If the cumulative tasks in Fidel Castro's workday as it is describe by Garcia Marquez are counted up, the Castro who emerges is a prodigy--someone who triumphs by supernatural intelligence:
His rarest virtue is the ability to foresee the evolution of an event to its farthest-reaching consequence
and:
He has breakfast with no less than two hundred pages of news from the entire world
(a long breakfast, surely), and:
He has to read fifty-odd documents [daily].
And the list goes on:
No one can explain how he has the time or what method he employs to read so much and so fast.... A physician friend of his, out of courtesy, sent him his newly-published orthopedic treatise, without expecting him, of course, to read it, but one week later he received a letter from Castro with a long list of observations....
There is a vast bureaucratic incompetence affection almost every realm of daily life, especially domestic happiness, which has forced Fidel Castro himself, almost thirty years after victory, to involve himself personally in such extraordinary matters as how bread is made and the distribution of beer....
He has crated a foreign policy of world-power dimensions.
Fidel Castro, then, has a secret method, unknown to the rest of mankind, for reading quickly, and he knows a lot about orthopedics, and yet thirty years after the Revolution he has not managed to organize a system for baking bread and distributing beer...
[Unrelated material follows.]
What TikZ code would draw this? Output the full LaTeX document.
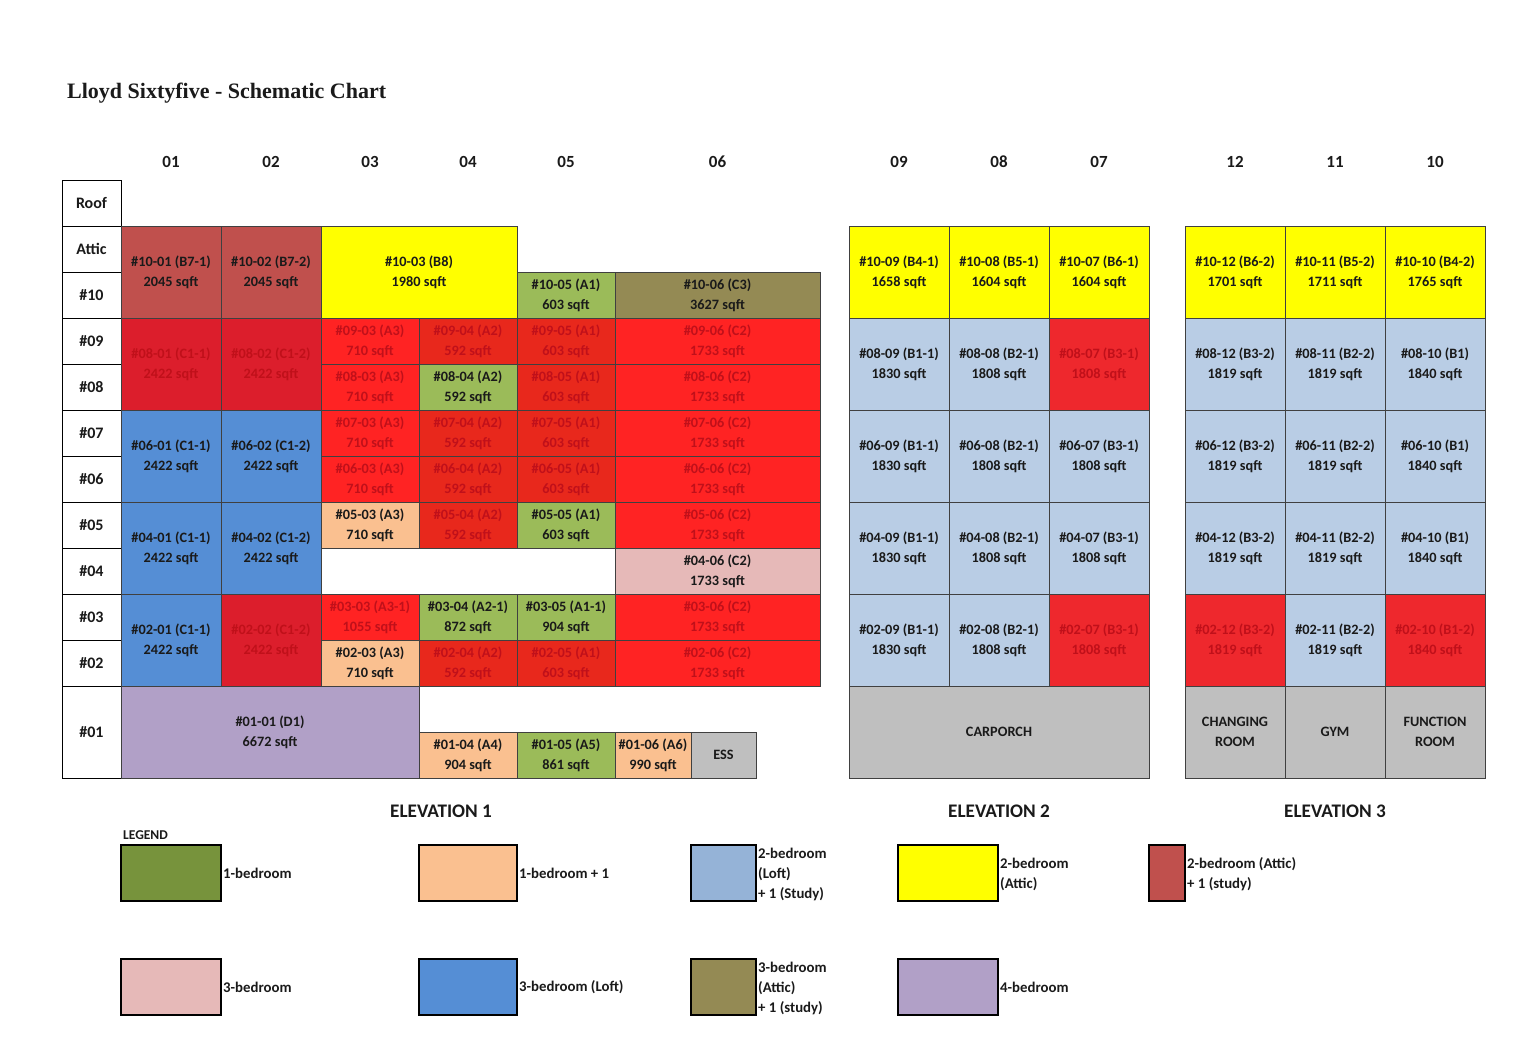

Of course, in Latin America "neoliberalism" is something other than this insight. It seems to me that it is, rather, a number of interwoven strands:
- The belief that property--however acquired, and however held, and however dysfunctional is the politics the attempts to hold onto it generates--is morally prior to democracy.
- The belief that violence in defense of property is always justified, up to and beyond the destruction of democracy, for democracies like social Democrats, and social Democrats are Marxists, and Marxists are Stalinists, so civilization is always under the imminent threat that the voters might make a single wrong and then irrevocable choice.
- Over and above the fear that Stalin and the Road to Serfdom inevitably lurk just beyond the 10 hour day, the belief that the aristocracy and the bourgeoisie are worthy of defense as bearers of a higher form of civilization then the lower middle-class, the working class, and the lumpenproletariat.
- The belief that regulation of the market beyond the defense of property and the enforcement of contract is always wrong because politics is never more then the theft of wealth from the deserving by undeserving successful rent-seekers and the "New Class" ideologues who find it so easy to dupe the voters.
And only fifth and last, in Latin America, do we reach the rational kernel inside the mystical shell that is Mont Pelerin:
The recognition that, if the distribution of wealth is not too awry, that if property and contract rights hold well, that if markets are potentially competitive and thick enough, and if externalities are minimal or are compensated for through taxes and bounties, then The market provides extraordinarily powerful and unequalled social calculating, coordinating, and distribution mechanism for managing our immensely complicated social division of labor.